Required work: Your copy should hold exactly the lines from the one containing "Write the React, TypeScript" to the one containing "Chart.register(...registerables);", inclusive, with no pictures.
# # # # #
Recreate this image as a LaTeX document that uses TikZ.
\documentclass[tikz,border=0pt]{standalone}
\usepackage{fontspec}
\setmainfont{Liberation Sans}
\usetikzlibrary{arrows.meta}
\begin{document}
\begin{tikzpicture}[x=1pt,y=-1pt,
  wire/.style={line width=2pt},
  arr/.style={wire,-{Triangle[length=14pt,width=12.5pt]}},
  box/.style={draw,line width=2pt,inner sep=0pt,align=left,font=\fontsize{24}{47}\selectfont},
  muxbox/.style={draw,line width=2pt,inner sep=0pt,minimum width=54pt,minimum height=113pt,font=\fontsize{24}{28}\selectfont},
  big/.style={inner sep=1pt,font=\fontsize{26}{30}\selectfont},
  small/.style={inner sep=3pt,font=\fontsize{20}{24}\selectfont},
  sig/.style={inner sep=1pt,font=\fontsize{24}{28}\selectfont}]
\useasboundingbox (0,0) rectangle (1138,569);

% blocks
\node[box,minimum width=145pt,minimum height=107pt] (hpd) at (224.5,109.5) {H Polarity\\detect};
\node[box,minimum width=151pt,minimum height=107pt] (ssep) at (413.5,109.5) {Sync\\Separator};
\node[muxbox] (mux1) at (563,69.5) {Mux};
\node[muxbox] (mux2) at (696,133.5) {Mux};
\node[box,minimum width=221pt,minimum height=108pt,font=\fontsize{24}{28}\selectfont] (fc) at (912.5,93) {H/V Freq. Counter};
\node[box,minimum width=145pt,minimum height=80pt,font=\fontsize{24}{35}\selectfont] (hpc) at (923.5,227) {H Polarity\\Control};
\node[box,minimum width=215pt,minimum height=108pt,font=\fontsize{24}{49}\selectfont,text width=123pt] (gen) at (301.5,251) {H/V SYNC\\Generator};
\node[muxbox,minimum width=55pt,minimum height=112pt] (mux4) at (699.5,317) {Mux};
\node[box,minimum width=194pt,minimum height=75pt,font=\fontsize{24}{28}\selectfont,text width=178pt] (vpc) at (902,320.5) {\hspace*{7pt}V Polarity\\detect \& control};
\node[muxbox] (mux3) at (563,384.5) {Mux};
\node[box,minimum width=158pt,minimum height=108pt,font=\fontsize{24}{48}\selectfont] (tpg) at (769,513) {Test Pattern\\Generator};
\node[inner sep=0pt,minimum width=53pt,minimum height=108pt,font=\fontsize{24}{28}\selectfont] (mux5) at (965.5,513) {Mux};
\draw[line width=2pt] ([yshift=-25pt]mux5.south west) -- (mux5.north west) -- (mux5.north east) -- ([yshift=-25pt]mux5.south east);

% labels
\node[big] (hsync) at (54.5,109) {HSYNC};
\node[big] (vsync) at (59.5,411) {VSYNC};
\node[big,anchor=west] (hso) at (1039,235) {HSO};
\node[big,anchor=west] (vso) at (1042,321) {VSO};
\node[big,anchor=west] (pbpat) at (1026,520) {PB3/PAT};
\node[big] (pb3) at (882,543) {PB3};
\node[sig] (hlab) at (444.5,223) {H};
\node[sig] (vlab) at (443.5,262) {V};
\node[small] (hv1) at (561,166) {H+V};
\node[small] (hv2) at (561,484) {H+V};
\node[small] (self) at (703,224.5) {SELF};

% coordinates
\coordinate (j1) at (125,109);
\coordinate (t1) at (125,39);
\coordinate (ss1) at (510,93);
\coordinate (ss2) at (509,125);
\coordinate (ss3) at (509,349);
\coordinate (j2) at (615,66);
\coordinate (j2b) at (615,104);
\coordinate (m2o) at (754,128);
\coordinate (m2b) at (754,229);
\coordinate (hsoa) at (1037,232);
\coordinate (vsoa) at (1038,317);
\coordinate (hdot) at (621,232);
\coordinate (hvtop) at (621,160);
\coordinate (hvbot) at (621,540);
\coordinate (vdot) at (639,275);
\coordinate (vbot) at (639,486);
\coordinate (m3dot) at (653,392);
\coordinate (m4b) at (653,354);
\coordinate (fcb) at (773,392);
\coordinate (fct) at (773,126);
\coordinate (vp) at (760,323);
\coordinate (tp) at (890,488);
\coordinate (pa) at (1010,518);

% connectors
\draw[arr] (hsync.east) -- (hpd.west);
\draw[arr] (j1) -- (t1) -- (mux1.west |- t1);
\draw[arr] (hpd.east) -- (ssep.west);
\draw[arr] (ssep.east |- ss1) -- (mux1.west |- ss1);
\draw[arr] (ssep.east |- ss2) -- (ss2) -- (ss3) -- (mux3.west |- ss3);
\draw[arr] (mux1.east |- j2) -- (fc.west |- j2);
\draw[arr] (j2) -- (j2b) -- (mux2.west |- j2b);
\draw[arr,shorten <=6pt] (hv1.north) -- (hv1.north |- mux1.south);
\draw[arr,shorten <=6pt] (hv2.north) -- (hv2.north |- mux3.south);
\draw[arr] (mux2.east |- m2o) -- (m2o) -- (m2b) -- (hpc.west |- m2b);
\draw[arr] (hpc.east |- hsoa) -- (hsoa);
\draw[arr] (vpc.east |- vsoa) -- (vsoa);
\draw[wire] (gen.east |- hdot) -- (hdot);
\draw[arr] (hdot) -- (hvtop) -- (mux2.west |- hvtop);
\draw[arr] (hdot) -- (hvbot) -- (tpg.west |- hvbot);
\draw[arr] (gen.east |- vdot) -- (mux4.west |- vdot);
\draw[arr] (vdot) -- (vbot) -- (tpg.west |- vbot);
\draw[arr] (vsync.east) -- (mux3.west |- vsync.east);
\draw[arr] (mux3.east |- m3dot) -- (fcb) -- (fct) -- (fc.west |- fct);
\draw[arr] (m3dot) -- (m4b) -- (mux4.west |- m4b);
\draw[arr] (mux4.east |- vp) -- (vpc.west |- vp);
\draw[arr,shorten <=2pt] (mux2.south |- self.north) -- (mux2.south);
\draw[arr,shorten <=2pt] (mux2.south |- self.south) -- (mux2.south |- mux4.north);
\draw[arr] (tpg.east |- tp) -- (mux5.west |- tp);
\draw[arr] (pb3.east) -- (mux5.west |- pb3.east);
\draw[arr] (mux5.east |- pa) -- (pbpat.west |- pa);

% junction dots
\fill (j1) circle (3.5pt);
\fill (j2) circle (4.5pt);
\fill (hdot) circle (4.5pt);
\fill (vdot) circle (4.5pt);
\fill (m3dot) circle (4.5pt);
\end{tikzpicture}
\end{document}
# # # # #
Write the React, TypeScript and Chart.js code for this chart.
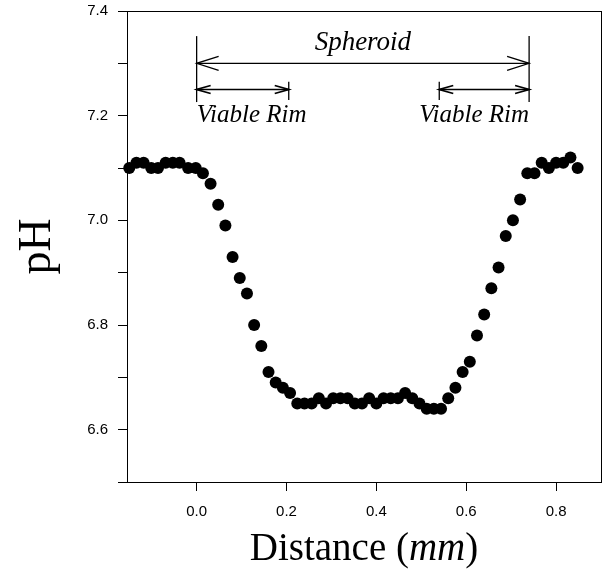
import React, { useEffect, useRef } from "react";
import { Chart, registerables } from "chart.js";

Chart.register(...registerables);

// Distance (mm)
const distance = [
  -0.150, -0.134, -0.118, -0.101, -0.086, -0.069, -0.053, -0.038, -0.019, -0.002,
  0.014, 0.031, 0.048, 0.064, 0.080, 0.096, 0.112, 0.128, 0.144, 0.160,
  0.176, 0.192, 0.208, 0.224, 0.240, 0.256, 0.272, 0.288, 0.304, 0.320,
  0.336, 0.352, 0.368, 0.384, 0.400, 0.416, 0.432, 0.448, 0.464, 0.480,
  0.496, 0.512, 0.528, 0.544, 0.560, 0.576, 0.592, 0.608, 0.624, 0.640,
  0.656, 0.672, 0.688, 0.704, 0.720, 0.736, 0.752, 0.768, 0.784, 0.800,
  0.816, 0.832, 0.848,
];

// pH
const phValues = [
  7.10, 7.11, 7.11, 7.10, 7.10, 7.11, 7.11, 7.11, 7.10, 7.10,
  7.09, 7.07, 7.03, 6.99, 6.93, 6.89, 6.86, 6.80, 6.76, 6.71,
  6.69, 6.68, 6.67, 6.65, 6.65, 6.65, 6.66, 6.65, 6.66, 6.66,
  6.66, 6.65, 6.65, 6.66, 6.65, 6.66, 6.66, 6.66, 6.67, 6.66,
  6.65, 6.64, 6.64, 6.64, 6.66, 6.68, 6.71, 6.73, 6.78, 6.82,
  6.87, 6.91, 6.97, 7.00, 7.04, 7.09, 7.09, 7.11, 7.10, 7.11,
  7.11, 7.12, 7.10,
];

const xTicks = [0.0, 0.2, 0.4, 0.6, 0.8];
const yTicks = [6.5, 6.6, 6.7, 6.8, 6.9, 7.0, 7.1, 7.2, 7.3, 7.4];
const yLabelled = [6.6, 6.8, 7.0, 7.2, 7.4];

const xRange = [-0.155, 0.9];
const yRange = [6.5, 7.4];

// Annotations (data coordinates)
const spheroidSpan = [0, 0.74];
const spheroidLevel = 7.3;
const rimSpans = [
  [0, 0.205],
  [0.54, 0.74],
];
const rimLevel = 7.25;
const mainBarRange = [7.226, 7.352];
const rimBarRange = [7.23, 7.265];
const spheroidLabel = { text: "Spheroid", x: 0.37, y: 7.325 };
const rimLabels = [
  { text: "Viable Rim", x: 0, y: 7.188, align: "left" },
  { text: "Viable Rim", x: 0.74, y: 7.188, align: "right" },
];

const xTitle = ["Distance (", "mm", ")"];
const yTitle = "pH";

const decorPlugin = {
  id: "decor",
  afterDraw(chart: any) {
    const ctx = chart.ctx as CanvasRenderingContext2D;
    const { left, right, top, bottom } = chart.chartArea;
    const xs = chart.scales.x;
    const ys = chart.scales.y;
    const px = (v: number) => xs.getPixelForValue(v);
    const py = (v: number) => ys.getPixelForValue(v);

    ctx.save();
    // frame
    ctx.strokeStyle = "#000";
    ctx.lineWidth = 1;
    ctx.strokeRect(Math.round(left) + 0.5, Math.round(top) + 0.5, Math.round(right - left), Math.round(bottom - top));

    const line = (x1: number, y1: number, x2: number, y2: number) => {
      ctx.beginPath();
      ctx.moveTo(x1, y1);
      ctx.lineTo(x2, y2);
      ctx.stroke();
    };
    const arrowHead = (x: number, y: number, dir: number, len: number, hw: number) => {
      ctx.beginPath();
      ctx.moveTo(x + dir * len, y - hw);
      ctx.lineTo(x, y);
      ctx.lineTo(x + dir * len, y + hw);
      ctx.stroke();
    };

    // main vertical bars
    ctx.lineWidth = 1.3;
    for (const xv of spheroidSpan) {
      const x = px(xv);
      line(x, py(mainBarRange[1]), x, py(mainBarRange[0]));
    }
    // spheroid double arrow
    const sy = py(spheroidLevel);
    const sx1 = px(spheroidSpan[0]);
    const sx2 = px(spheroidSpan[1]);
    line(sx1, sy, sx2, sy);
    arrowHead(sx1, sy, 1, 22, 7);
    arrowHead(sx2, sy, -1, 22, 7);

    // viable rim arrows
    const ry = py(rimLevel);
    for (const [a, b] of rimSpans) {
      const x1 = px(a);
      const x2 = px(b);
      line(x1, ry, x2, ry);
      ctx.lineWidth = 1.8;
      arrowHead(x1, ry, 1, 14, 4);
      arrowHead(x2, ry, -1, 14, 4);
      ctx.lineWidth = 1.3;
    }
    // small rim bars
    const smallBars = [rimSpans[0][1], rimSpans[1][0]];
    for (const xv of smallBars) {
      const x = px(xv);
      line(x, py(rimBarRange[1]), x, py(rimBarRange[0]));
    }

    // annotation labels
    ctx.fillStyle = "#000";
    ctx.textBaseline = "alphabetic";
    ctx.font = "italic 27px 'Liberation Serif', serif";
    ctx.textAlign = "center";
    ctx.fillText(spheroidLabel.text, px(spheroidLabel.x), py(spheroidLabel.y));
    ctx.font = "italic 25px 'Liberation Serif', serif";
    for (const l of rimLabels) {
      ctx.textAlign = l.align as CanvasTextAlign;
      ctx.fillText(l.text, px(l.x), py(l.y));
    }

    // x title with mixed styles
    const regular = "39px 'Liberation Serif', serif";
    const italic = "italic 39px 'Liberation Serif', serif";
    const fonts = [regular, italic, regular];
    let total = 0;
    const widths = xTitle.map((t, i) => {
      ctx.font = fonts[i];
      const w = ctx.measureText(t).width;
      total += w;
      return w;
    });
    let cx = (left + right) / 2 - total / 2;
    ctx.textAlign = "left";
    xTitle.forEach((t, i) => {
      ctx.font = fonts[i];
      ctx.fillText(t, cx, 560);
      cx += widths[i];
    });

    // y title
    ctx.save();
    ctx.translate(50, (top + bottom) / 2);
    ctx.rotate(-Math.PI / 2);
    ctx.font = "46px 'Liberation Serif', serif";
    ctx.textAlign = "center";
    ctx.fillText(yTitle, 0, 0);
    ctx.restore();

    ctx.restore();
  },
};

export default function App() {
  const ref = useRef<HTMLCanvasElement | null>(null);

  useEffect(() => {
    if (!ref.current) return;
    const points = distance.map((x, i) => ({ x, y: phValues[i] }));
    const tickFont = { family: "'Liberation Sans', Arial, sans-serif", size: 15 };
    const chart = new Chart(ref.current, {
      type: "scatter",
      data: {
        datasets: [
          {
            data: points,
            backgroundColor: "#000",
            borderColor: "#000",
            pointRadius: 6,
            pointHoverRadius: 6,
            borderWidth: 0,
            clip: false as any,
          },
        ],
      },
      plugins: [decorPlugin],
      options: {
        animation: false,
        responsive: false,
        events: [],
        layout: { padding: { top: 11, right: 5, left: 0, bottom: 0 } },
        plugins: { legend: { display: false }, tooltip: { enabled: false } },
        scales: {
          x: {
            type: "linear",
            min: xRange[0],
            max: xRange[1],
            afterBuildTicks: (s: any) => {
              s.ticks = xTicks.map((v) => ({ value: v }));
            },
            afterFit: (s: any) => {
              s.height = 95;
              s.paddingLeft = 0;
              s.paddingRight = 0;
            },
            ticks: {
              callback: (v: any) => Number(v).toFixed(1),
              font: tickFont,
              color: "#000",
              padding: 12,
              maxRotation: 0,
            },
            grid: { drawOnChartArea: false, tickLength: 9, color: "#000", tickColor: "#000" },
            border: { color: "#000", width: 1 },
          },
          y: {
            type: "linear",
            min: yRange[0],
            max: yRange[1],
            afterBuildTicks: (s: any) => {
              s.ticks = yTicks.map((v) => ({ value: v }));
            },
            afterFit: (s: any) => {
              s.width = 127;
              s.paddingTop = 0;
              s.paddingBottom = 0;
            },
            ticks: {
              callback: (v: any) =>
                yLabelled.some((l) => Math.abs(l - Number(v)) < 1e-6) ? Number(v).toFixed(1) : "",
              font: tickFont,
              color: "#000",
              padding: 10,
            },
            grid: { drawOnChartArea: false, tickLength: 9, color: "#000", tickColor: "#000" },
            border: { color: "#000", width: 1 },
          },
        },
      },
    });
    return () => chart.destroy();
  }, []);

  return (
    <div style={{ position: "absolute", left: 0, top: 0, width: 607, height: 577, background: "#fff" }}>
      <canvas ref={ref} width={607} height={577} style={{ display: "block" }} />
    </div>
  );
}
# # # # #
Result:
Write the React, TypeScript and Chart.js code for this chart.
import React, { useEffect, useRef } from "react";
import { Chart, registerables } from "chart.js";

Chart.register(...registerables);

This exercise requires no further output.